Théâtre - Critique

La Veillée

La Veillée - Critique sortie Théâtre


« Dallas, ton univers impitoyableDallas, glorifie la loi du plus fort… ». Le générique martèle le silence comme un entêtant slogan. Blotti dans la pénombre solitaire du salon, John fixe la télé qui crachote sa rengaine blafarde. Il revient de la crémation de sa mère. L’urne repose encore dans un sac plastique, recyclable. La « veillée » s’annonce rude. La déchirure est déjà bien ouverte avec Charlotte, sa femme. En plus, elle a gentiment invité Alan et son épouse Monika à dormir chez eux pour leur éviter de voyager en pleine nuit. Entre les deux frères, tant de tessons à vif, tant de rancœurs tenaces, ont fini par taillader les liens.
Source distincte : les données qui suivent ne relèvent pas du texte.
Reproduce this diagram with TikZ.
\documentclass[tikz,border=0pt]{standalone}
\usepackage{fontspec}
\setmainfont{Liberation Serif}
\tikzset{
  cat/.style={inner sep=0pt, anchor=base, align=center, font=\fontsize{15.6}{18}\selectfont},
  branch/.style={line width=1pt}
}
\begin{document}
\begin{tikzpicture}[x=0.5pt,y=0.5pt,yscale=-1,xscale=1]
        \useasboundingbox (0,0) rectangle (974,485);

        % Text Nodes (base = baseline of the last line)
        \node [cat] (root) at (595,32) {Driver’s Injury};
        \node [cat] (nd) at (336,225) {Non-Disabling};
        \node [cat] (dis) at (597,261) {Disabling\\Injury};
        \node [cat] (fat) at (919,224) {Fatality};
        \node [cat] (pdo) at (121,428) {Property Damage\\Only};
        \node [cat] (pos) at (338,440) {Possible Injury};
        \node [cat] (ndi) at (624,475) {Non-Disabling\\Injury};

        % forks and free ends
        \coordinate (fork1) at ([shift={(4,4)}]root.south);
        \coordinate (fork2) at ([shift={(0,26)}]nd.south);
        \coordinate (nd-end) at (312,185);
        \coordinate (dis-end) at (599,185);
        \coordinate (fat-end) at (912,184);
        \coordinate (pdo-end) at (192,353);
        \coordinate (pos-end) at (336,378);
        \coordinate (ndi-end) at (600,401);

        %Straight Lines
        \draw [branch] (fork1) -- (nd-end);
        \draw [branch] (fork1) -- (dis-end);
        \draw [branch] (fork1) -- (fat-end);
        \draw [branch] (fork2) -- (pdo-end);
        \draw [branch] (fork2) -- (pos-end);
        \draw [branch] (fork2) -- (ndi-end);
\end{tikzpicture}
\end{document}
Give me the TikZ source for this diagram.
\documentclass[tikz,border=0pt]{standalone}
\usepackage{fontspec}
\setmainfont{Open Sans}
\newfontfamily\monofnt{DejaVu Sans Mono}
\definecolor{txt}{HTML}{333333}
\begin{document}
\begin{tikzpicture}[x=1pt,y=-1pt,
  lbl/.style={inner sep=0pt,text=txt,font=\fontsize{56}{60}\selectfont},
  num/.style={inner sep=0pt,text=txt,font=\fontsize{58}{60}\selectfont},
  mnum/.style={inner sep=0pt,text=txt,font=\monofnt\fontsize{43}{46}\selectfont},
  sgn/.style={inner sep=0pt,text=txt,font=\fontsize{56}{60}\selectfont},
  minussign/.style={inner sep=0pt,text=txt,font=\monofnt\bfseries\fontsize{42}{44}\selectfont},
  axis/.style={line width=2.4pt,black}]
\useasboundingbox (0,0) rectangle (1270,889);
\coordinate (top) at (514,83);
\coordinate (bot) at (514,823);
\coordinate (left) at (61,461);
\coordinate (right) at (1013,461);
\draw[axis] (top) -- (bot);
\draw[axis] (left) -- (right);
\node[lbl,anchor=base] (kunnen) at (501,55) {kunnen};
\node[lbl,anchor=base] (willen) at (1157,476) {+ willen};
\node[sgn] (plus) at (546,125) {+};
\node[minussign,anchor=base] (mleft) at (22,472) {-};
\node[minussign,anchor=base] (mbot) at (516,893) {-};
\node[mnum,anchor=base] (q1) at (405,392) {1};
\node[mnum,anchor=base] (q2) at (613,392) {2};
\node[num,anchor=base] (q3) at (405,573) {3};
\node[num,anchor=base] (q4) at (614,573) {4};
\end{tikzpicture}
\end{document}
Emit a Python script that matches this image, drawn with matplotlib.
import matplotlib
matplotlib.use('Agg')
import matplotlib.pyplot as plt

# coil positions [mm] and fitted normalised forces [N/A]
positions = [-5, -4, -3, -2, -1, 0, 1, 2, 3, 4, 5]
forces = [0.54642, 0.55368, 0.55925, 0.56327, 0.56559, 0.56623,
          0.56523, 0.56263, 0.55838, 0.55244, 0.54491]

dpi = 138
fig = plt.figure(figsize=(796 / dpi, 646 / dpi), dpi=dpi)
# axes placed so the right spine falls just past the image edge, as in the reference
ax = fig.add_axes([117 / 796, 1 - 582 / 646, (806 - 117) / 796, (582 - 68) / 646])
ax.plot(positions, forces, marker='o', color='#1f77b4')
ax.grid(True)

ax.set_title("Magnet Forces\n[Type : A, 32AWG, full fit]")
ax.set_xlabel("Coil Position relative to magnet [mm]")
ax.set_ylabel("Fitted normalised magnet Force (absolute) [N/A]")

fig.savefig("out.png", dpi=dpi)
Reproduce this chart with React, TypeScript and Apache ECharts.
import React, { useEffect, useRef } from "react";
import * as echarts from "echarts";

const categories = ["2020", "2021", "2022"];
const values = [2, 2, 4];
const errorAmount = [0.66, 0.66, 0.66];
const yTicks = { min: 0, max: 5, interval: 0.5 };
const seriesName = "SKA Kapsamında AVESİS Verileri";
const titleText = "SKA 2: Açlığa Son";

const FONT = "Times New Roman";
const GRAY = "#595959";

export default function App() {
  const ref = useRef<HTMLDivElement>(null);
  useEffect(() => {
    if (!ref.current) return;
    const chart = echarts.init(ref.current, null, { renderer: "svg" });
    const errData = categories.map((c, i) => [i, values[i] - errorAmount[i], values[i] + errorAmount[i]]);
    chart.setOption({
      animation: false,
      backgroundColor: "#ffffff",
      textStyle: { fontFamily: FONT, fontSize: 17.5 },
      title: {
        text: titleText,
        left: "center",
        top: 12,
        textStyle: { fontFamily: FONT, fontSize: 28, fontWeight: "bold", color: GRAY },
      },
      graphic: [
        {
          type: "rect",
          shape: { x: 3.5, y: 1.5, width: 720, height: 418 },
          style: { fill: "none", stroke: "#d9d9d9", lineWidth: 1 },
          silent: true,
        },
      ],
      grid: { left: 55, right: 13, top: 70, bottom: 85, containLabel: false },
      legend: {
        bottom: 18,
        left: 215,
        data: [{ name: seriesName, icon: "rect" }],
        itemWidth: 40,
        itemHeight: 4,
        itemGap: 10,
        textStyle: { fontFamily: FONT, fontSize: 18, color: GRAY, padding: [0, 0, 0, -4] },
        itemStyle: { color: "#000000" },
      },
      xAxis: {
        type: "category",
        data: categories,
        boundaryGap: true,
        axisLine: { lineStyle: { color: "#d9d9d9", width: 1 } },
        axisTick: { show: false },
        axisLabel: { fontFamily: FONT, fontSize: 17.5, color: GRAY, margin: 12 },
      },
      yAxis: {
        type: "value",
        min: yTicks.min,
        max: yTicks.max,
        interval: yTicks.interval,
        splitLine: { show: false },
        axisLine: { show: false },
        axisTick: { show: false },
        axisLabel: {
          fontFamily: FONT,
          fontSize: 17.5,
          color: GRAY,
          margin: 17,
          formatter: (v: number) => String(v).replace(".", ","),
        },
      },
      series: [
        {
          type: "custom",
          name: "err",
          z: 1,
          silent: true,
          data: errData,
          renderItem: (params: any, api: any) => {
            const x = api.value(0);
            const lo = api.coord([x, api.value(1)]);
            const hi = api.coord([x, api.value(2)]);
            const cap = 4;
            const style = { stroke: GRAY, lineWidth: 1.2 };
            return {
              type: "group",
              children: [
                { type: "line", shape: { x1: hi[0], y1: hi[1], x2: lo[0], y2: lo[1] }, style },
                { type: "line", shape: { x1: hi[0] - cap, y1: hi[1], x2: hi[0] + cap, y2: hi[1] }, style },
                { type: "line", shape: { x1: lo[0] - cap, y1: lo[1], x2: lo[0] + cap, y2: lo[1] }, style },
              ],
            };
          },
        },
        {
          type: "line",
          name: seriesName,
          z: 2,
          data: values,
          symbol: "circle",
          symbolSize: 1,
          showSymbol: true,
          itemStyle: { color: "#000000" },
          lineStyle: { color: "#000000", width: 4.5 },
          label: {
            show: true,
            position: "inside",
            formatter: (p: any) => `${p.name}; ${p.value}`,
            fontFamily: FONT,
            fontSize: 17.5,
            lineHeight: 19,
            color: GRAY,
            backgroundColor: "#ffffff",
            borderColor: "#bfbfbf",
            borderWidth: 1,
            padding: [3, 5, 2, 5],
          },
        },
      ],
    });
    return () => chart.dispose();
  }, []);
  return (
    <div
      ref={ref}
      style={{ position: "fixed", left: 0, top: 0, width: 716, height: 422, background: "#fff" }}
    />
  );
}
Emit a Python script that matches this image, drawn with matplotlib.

Reste les apparences sous le vernis du mépris. Peu à peu pourtant, à mesure que l’épuisement gagne, les mots se dénouent. Lorsque l’alcool aura brûlé les freins de la raison, rougi les pudeurs de la haine, lorsque le chagrin aura brisé le mord du refoulé, lavé au sel les vieilles plaies, alors la peur, le désir, la violence pourront surgir dans toutes leurs forces nues, jusqu’à l’exaspération finale, déterrant les cadavres meurtris de l’enfance, aiguisant le tranchant de la parole pour couper les attaches du passé. Tenter de les couper.
 
Ni avec toi, ni sans toi
 
Dans le huis clos de cet appartement bourgeois, se livre ainsi la lutte fraternelle autour des relations douloureuses à la mère et au père. Se livre aussi une guerre sans merci au cœur des couples. Actionnant les ressorts de la culpabilité et de l’idéal familial entre Alan et Monika ; armant les mécanismes névrotiques du lien amoureux entre John et Charlotte. Où l’on découvre n’avoir en commun… que ce qui sépare. Où l’on cherche rageusement, désespérément, à se libérer de ses obsessions, à s’échapper de l’autre. Où l’on court après sa douleur. « Nous luttons avec notre imaginaire tout au long de notre vie. L’homme ne voit pas la femme, la femme ne voit pas l’homme comme une personne humaine. Sinon, ils ne se blesseraient pas si fort. Ils mènent une guerre fantasmatique. Et ces forces tirent l’essentiel de leur puissance de ce qu’elles sont niées. » confiait Lars Norén à propos de cette pièce écrite en 1983, époque où il n’eut de cesse de fouiller les nécroses familiales et les cicatrices amoureuses. Pierre Maillet et Mélanie Leray, qui avaient déjà plongé dans cette encre avec Automne et hiver l’an passé, traitent le texte en précis naturaliste de la dislocation du couple. Pierre Hiessler, Mélanie Leray, Vincent Voisin et Valérie Schwarcz forment un impeccable quatuor en scène, virtuose même. Peut-être trop. Car l’écriture de Lars Norén distille le réel en une décoction si puissante qu’elle finit par éclater le réalisme sur les cruels brisants du fantasme. Certes efficaces, les coupes opérées dans cette longue Veillée gomment la complexité du trouble jeu des désirs, la manipulation et la chosification de l’autre, la menace sans cesse renversée de la folie. Les tourments de l’impossible séparation.
 
Gwénola David

La Veillée, de Lars Norén, mise en scène de Mélanie Leray et Pierre Maillet, dans le cadre du Festival d’Automne, jusqu’au 20 octobre 2007, à 21h, sauf dimanche 17h, relâche lundi, au Théâtre de la Bastille, 76 rue de la Roquette, 75011 Paris. Rens. 01 43 57 42 14 et www.theatre-bastille.com. Le texte est publié aux éditions de L’Arche. Durée : 2h.